Indeed a great image. I like the cracks very much, as well as the coloring.

choronr

Thank you all. Much can be done with this fabulous terrain.

efflux

This is cool. I commented where you put it on the other thread. It looks like a great place to explore so draws the viewer in.

The basic terrain in my file is very simplistic though so as to highlight the effect rather than have complex terrain forms. I started to try it on different terrains. Maybe you could explore that further? Try to get more interesting terrain shape then apply the voronoi effect. I did that in the render attached here with a terrain that has been stretched out and blended. I've posted some images using this terrain before (without the voronoi graph). I suppose I should really post more clearly about how I did it although I did described that before. It's not difficult. Anyhow, my basic point is to play with the underlying terrain to get interesting shapes then apply the voronoi to the higher areas.


choronr

#7
Quote from: efflux on November 24, 2012, 08:58:59 AM
This is cool. I commented where you put it on the other thread. It looks like a great place to explore so draws the viewer in.

The basic terrain in my file is very simplistic though so as to highlight the effect rather than have complex terrain forms. I started to try it on different terrains. Maybe you could explore that further? Try to get more interesting terrain shape then apply the voronoi effect. I did that in the render attached here with a terrain that has been stretched out and blended. I've posted some images using this terrain before (without the voronoi graph). I suppose I should really post more clearly about how I did it although I did described that before. It's not difficult. Anyhow, my basic point is to play with the underlying terrain to get interesting shapes then apply the voronoi to the higher areas.

Thank you; and, I like what you have done here. I'm looking forward to applying your setup on some of my existing terrains, especially trying to 'flatten' the low areas. Maybe the setup by 'Hetzen' might work here.

Would appreciate a more clear explanation by you of applying the voronoi to other terrains. I'll read through the posts you have made earlier.

efflux

#8
With the voronoi you are simply carving into the terrain. That's all there there really is to it. Since vononoi is a cell like structure it creates a rocky effect. You can cut it as deep as you want. That might be an angle to explore. The problem is that this is quite an extreme effect and you wouldn't see this all over terrains so in comes altitude blend.

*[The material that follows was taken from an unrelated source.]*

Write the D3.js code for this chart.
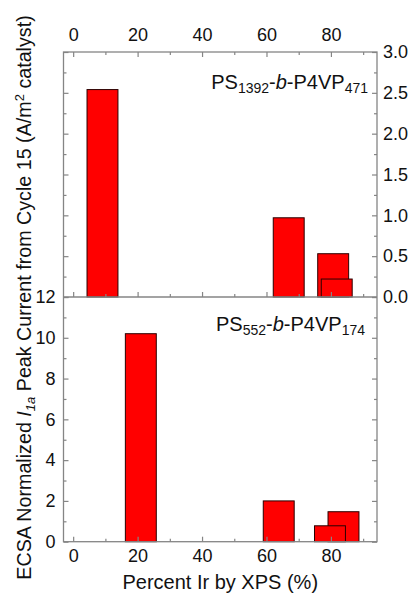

The altitude blend can be used in several different ways. You can altitude blend very different terrain forms. That's what we did with the voronoi or you can take two terrains that are very similar to create subtle changes from one to another - this is actually a very useful way to do things. The terrains can have different displacements. It's the fractal's shape that counts most i.e. one terrain could be more displaced than the other or use the same terrain but send it to two displacement nodes. One more displaced than the other. You'll then find that along the join in altitude you will get more sudden change. There is really a whole lot to explore here. Matt gave us the tex coords from xyz. How many people are using it?

Also, and this is important, the more you can build into the initial displacement of the terrain before compute terrain (rather than use surface displacements after compute terrain) the better.

efflux

#9
As for doing this with other terrains, simply hook you terrain into the tex coords from xyz. What altitudes the blending happens at is in the distribution shader. You will need to adjust that to taste. This really what I want to see people do. My files are meant to be starting points to get the ball rolling.

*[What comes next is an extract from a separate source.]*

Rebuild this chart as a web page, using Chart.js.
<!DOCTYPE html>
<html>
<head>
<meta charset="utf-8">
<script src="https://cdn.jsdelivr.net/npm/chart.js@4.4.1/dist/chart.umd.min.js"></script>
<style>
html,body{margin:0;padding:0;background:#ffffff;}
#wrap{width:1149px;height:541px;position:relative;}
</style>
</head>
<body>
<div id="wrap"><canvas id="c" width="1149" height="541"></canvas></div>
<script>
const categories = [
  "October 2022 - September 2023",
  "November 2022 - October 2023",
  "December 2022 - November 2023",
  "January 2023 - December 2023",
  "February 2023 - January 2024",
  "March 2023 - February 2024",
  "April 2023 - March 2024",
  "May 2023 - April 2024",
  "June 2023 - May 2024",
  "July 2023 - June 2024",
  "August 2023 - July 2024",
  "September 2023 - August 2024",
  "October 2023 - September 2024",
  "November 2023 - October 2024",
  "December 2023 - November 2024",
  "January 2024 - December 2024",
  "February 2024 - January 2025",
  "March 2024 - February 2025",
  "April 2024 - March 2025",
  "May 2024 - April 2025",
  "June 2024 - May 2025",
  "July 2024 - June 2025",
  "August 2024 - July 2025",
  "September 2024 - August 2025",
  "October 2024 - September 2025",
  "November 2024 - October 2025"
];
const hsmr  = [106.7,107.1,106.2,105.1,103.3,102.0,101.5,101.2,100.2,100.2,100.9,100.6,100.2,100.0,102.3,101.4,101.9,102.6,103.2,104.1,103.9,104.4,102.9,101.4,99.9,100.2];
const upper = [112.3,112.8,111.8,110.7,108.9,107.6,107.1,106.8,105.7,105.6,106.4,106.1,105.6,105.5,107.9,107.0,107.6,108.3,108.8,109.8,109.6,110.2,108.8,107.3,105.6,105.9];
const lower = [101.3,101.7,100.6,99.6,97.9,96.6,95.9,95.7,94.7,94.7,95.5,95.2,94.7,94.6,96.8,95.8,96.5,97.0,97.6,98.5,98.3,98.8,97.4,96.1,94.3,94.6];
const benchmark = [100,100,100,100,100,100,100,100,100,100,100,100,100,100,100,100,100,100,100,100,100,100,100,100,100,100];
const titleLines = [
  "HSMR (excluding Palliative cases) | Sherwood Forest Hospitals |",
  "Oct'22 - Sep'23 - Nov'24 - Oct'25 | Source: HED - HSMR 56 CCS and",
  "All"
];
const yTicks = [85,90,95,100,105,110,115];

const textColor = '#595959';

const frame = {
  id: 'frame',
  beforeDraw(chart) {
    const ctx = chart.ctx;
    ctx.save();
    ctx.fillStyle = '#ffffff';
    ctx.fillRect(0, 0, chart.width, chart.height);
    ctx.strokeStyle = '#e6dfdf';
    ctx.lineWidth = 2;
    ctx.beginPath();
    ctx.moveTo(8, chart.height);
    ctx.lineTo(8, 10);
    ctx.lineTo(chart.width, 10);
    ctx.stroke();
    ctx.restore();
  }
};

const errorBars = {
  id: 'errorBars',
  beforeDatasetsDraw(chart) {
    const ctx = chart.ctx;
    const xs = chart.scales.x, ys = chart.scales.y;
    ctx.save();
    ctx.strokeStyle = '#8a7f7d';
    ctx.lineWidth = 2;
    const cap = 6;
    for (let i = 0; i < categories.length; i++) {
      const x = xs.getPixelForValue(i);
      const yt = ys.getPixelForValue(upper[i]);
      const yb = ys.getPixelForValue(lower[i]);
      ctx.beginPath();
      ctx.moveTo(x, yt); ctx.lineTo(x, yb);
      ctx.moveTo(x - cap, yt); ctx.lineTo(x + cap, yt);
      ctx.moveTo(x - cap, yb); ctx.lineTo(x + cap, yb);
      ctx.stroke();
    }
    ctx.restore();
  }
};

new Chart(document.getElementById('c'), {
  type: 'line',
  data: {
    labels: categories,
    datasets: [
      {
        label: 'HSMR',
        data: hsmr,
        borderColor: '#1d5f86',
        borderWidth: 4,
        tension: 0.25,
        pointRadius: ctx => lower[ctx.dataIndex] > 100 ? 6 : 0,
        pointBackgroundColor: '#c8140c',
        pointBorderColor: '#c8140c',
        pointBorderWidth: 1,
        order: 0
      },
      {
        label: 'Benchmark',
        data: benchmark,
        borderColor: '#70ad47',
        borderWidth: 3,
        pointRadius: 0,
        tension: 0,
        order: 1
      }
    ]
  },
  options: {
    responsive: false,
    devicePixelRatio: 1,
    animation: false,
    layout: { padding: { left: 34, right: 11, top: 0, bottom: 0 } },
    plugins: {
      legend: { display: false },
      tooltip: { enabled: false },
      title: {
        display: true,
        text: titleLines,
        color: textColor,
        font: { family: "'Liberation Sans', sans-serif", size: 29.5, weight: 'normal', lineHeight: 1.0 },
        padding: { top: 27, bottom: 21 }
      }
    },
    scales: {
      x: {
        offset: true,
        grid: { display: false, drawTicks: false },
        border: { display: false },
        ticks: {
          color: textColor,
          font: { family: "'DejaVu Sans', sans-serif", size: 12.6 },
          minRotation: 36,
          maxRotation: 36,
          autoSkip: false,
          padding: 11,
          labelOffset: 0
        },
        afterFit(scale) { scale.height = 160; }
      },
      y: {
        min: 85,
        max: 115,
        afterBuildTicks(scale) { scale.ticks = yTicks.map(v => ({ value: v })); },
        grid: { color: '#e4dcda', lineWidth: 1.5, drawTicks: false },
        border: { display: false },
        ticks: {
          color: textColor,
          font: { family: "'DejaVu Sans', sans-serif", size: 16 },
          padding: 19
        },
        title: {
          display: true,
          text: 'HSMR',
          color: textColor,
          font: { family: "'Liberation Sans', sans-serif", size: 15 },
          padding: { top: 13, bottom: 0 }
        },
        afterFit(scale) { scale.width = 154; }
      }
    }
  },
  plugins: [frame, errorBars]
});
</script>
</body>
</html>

You can also adjust the size of the rocky outcrops by changing the constant scalars that go into the voronoi 3D A vectors. This will depend on the charactor of your terrain - the size of it's features and what size the outcrops need to be. This is all part of the artistic side of things. Deciding what looks good. There is no real art in my files. They are meant to demo the technique without getting too fancy. You can also use other blue nodes to process the voronoi differently i.e. the attached file has a different blue node where the bias is. It causes the voronoi to not work across the whole range in terms of cutting so the tips of the voronoi retain the original terrain shape i.e. they look cut off. I'm not looking at the file so can't tell you what node. Gain maybe? That's for people to experiment with.